Task statement
Write out again exactly the lines from the one containing "Recreate this image" through the one containing "11.4, 4.5, 0]", both included, and omit the pictures.

Input for this task
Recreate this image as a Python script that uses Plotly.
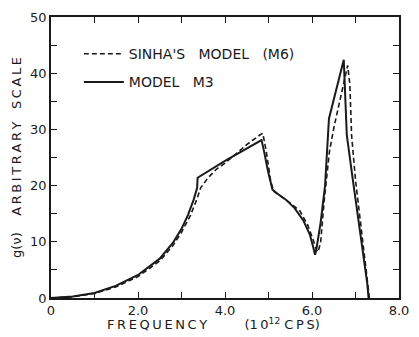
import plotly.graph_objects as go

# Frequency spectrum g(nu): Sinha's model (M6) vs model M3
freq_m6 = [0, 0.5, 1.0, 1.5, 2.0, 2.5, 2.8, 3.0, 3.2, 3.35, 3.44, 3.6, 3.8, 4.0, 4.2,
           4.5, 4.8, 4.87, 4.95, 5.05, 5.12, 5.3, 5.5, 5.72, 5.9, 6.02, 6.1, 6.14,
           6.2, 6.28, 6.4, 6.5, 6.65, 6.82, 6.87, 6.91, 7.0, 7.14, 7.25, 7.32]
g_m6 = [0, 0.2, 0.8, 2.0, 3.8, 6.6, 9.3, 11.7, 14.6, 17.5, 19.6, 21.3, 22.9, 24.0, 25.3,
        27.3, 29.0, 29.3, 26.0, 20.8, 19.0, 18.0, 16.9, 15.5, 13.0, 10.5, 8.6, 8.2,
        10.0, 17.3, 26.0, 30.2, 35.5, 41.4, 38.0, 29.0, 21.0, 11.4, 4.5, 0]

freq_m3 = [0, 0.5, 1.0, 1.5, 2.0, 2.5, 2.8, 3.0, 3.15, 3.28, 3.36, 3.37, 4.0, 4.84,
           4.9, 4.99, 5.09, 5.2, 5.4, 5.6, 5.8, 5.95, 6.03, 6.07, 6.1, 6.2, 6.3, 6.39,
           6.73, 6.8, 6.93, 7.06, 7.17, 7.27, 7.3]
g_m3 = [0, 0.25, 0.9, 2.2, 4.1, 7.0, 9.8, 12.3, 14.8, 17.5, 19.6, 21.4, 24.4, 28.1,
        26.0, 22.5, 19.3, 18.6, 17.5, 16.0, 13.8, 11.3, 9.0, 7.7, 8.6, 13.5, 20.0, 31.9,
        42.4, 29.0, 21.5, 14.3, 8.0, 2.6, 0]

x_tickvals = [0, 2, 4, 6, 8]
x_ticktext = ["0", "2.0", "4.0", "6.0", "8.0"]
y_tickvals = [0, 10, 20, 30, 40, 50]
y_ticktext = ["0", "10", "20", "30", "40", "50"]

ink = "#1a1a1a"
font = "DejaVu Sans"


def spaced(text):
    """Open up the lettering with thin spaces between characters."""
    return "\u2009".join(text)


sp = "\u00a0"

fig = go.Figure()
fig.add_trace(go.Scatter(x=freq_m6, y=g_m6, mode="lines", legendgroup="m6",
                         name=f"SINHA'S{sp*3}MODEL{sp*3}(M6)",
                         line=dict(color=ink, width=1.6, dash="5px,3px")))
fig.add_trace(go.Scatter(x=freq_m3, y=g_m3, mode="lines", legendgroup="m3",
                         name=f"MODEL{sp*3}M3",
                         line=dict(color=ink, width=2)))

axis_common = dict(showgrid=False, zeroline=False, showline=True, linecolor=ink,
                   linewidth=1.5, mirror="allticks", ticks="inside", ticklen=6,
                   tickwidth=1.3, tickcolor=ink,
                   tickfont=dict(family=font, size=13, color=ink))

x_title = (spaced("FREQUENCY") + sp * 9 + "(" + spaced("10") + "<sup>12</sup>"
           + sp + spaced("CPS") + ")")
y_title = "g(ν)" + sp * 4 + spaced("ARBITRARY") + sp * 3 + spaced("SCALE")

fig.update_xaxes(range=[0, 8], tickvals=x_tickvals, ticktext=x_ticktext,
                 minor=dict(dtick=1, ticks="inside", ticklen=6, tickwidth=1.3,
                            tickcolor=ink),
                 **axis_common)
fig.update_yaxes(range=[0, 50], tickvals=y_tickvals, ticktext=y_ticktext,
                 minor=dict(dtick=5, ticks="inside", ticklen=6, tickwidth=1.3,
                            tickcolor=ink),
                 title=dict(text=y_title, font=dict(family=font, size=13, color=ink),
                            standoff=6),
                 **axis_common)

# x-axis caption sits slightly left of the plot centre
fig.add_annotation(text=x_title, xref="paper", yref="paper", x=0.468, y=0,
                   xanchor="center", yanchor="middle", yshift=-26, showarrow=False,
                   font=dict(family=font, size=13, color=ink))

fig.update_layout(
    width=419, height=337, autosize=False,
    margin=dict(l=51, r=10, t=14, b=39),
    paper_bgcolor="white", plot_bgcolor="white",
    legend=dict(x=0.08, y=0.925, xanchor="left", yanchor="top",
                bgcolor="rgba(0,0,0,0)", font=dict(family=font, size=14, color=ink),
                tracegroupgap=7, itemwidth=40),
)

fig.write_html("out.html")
==
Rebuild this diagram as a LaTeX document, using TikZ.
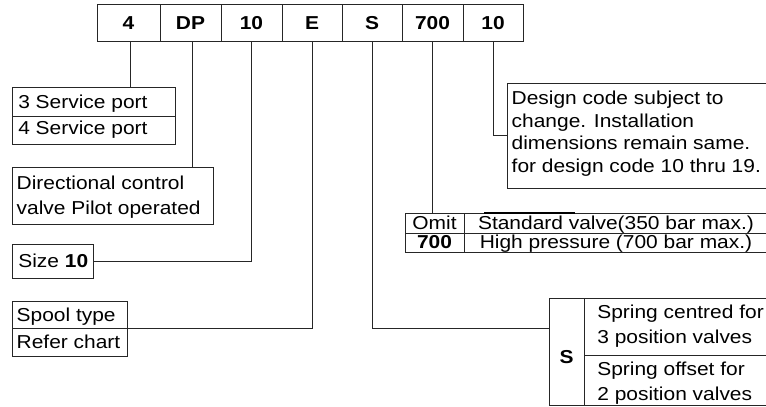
* * *
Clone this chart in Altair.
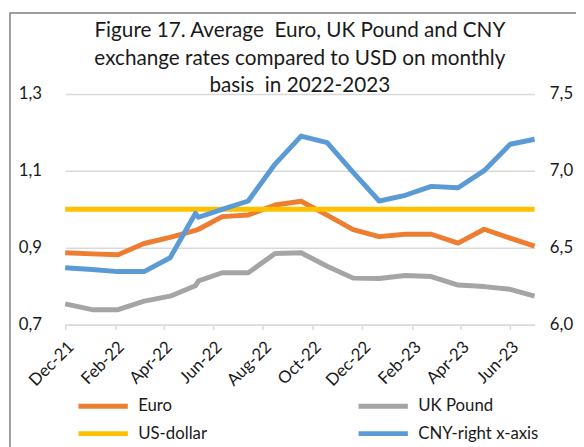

Output for this task
Recreate this image as a Python script that uses Plotly.
import plotly.graph_objects as go

# Frequency spectrum g(nu): Sinha's model (M6) vs model M3
freq_m6 = [0, 0.5, 1.0, 1.5, 2.0, 2.5, 2.8, 3.0, 3.2, 3.35, 3.44, 3.6, 3.8, 4.0, 4.2,
           4.5, 4.8, 4.87, 4.95, 5.05, 5.12, 5.3, 5.5, 5.72, 5.9, 6.02, 6.1, 6.14,
           6.2, 6.28, 6.4, 6.5, 6.65, 6.82, 6.87, 6.91, 7.0, 7.14, 7.25, 7.32]
g_m6 = [0, 0.2, 0.8, 2.0, 3.8, 6.6, 9.3, 11.7, 14.6, 17.5, 19.6, 21.3, 22.9, 24.0, 25.3,
        27.3, 29.0, 29.3, 26.0, 20.8, 19.0, 18.0, 16.9, 15.5, 13.0, 10.5, 8.6, 8.2,
        10.0, 17.3, 26.0, 30.2, 35.5, 41.4, 38.0, 29.0, 21.0, 11.4, 4.5, 0]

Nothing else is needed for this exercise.